Scheffer never forgets the gravity of the crimes that are under investigation and the importance of bringing justice to their victims. In brief vignettes, the "Ambassador to Hell" describes his travels through atrocity zones around the world and his meeting with the victims of acts that Scheffer rightly terms "evil." The reader glimpses the forces unleashed when the rule of law disappears or sovereign power permits unconscionable acts under the guise of legality.
The history of All the Missing Souls, however, is one that largely unfolds in conference rooms and negotiating tables, a world closer to Franz Kafka's The Trial than to Dante's Inferno.
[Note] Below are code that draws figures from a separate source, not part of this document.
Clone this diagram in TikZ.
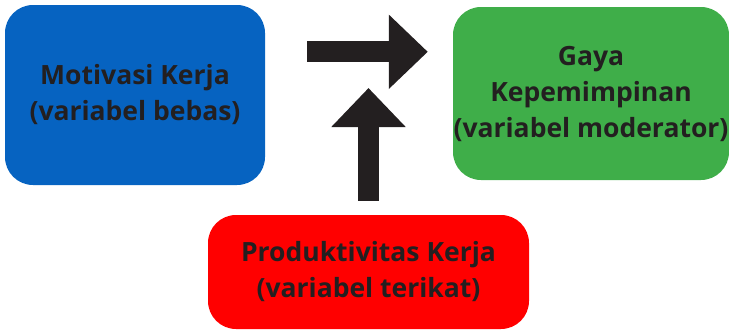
\documentclass[tikz,border=0pt]{standalone}
\usepackage{fontspec}
\setmainfont{Open Sans}
\usetikzlibrary{arrows.meta}
\definecolor{boxblue}{RGB}{6,99,193}
\definecolor{boxgreen}{RGB}{63,174,73}
\definecolor{boxred}{RGB}{255,0,0}
\definecolor{inkdark}{RGB}{35,31,32}
\begin{document}
\begin{tikzpicture}[
    x=1pt, y=-1pt,
    varbox/.style={rounded corners=28pt, inner sep=0pt, align=center, text=inkdark,
      font=\fontsize{26.5}{36}\selectfont\bfseries},
    bigarrow/.style={draw=inkdark, line width=21pt,
      -{Triangle[length=39pt, width=72pt]}}
    ]
	\useasboundingbox (0,0) rectangle (729,330);
	\node [varbox, fill=boxblue, minimum width=260pt, minimum height=180pt] (bebas) at (135,95)
		{Motivasi Kerja\\(variabel bebas)};
	\node [varbox, fill=boxgreen, minimum width=276pt, minimum height=173pt] (moderator) at (591,93.5)
		{Gaya\\Kepemimpinan\\(variabel moderator)};
	\node [varbox, fill=boxred, minimum width=321pt, minimum height=114pt] (terikat) at (368.5,272)
		{Produktivitas Kerja\\(variabel terikat)};
	\coordinate (join) at (368.5,88);
	\draw [bigarrow, shorten <=42pt, shorten >=25pt]
		([yshift=-47pt]bebas.north east) -- ([yshift=-45pt]moderator.north west);
	\draw [bigarrow, shorten <=14pt] (terikat.north) -- (join);
\end{tikzpicture}
\end{document}
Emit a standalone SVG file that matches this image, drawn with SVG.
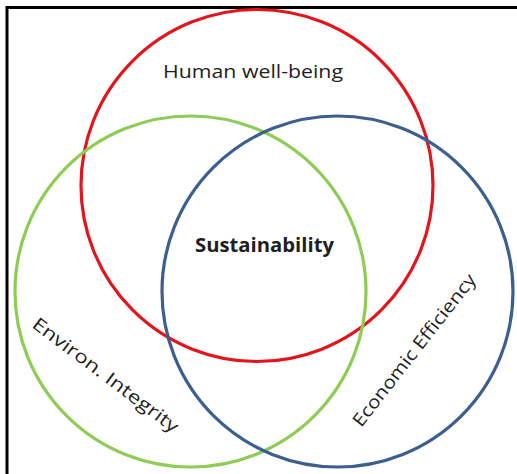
<svg xmlns="http://www.w3.org/2000/svg" width="517" height="474" viewBox="0 0 517 474">
<style>
  .ring { fill: none; stroke-width: 3.2; }
  .lbl { font-family: "Open Sans", "Liberation Sans", sans-serif; fill: #1e1e1e; }
</style>
<rect x="0" y="0" width="517" height="474" fill="#ffffff"/>
<g id="frame">
  <line x1="7" y1="7.5" x2="517" y2="7.5" stroke="#000" stroke-width="3"/>
  <line x1="7" y1="6" x2="7" y2="474" stroke="#000" stroke-width="3"/>
</g>
<g id="human-wellbeing">
  <circle class="ring" cx="257" cy="185.5" r="176" stroke="#e3141b"/>
  <text class="lbl" x="253" y="78" font-size="17.5" text-anchor="middle" textLength="180" lengthAdjust="spacingAndGlyphs">Human well-being</text>
</g>
<g id="environ-integrity">
  <circle class="ring" cx="190.5" cy="291.5" r="175.5" stroke="#8fcc55"/>
  <text class="lbl" x="102" y="380" font-size="18" text-anchor="middle" transform="rotate(37 102 380)" textLength="178" lengthAdjust="spacingAndGlyphs">Environ. Integrity</text>
</g>
<g id="economic-efficiency">
  <circle class="ring" cx="337.5" cy="291.5" r="175.5" stroke="#3d5f8f"/>
  <text class="lbl" x="419" y="354" font-size="18" text-anchor="middle" transform="rotate(-52 419 354)" textLength="188" lengthAdjust="spacingAndGlyphs">Economic Efficiency</text>
</g>
<g id="sustainability">
  <text class="lbl" x="264.5" y="252" font-size="19.5" font-weight="bold" fill="#111" text-anchor="middle" textLength="139" lengthAdjust="spacingAndGlyphs">Sustainability</text>
</g>
<g id="connectors"></g>
</svg>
Scheffer and his colleagues attempts to push the work of the tribunals and the ICC forward through a multitude of domestic, foreign, and multinational bureaucracies—each organization with its own agendas, and many with higher priorities for their time and resources. In the words of one CIA analyst assigned to search for evidence of atrocities in Bosnia, "Real men don't do this" (38). These meetings, described in detail, will be a valuable reference for future scholars, but they make for a narrative that can be as soporific in the retelling as the discussions must have been for their participants. The reader empathizes with the prosecutor for the Yugoslav Tribunal, Louise Arbour, as she exclaimed in exasperation after innumerable delays stalled the arrest high-profile fugitives, "Everyone has a good reason why someone else should do it. We must break this entitlement to impunity!" (143). Those expecting a Bob Woodward-style Washington "tell all" would be advised to look elsewhere.
Yet the work's emphasis on procedure and the intricacies of bureaucracy can also produce insights of startling clarity. In the case of Rwanda, where 800,000 Tutsi were murdered in the spring of 1994, Scheffer takes issue with the standard narrative that blames the "Black Hawk Down" debacle in Mogadishu for American inaction. Instead, he argues that a "multitude of excuses and devastating delays" (47) in the policymaking process delayed action until it was too late to prevent genocide.
The travails of multilateral diplomacy and bureaucratic infighting also became apparent in the creation of a permanent International Criminal Court. Scheffer details his attempts to walk a fine line between demands for American exceptionalism, that in practical terms meant iron clad protection for U.S. citizens, and the international legal norms of reciprocity and the equality of nations. Senator Jesse Helms declared the court "dead on arrival" (186). The Clinton administration did, with reservations, sign the Rome Statute, on the last possible day, December 30, 2000. The U.S. Senate, however, has not ratified the treaty. Exceptionalism carried the day.
Indeed, in the aftermath of the September 11 terrorist attacks, the George W. Bush administration embraced a militarized exceptionalism that rejected the laborious process of building international legal norms. In Iraq, at Guantanamo Bay, and elsewhere the United States, with what Scheffer terms acted in "defiance of wide swaths of international law" (417). While the Obama's administration has turned down the rhetorical volume, the principal that the United States can, and should, act without the restraint of international law endures.
So, it is appropriate, in the final analysis, to examine the results of these two legal realities. As Scheffer notes, the tribunals and the ICC have, as of December 31, 2010, tried 151 persons accused of flagrant atrocities, and achieved 131 convictions. All of this was done in open courts, according to international legal norms, with the accused provided with a vigorous defense. Slobodan Milosevic died in a jail cell in The Hague. Meanwhile the Bush administration's hybrid "military commissions," while failing to meet the procedural norms of either military or civilian law, have to-date 4 convictions and 1 acquittal, while creating a class of "enemy combatants" that cannot, it seems be tried or released.
If an argument for the application of the rule of law in international affairs, grounded in efficacy is not enough, Scheffer is more than willing to make his claim in the starkest of moral terms.
"The notion that terrorist suspects should be denied the full range of due process rights that are granted to indicted war criminals perversely elevates them to some higher level of evil, as if that were possible, and only makes sense if the intent is to deprive them of a fair trial. But I would challenge any advocates of such policy to stand before the families of victims of the Rwandan and Srebrenica genocides . . . and to pronounce that the terrorists represent some greater evil requiring a novel regime of law that retreats from due process and humane treatment." (418)
It is well worth pondering how the same legal standards that are taken for granted in our everyday lives can be applied, not only to the most heinous of crimes, but to the world beyond the borders of the United States. In All the Missing Souls, David Schaffer makes the case for the rule of law in the clearest possible terms. We should take heed of his message.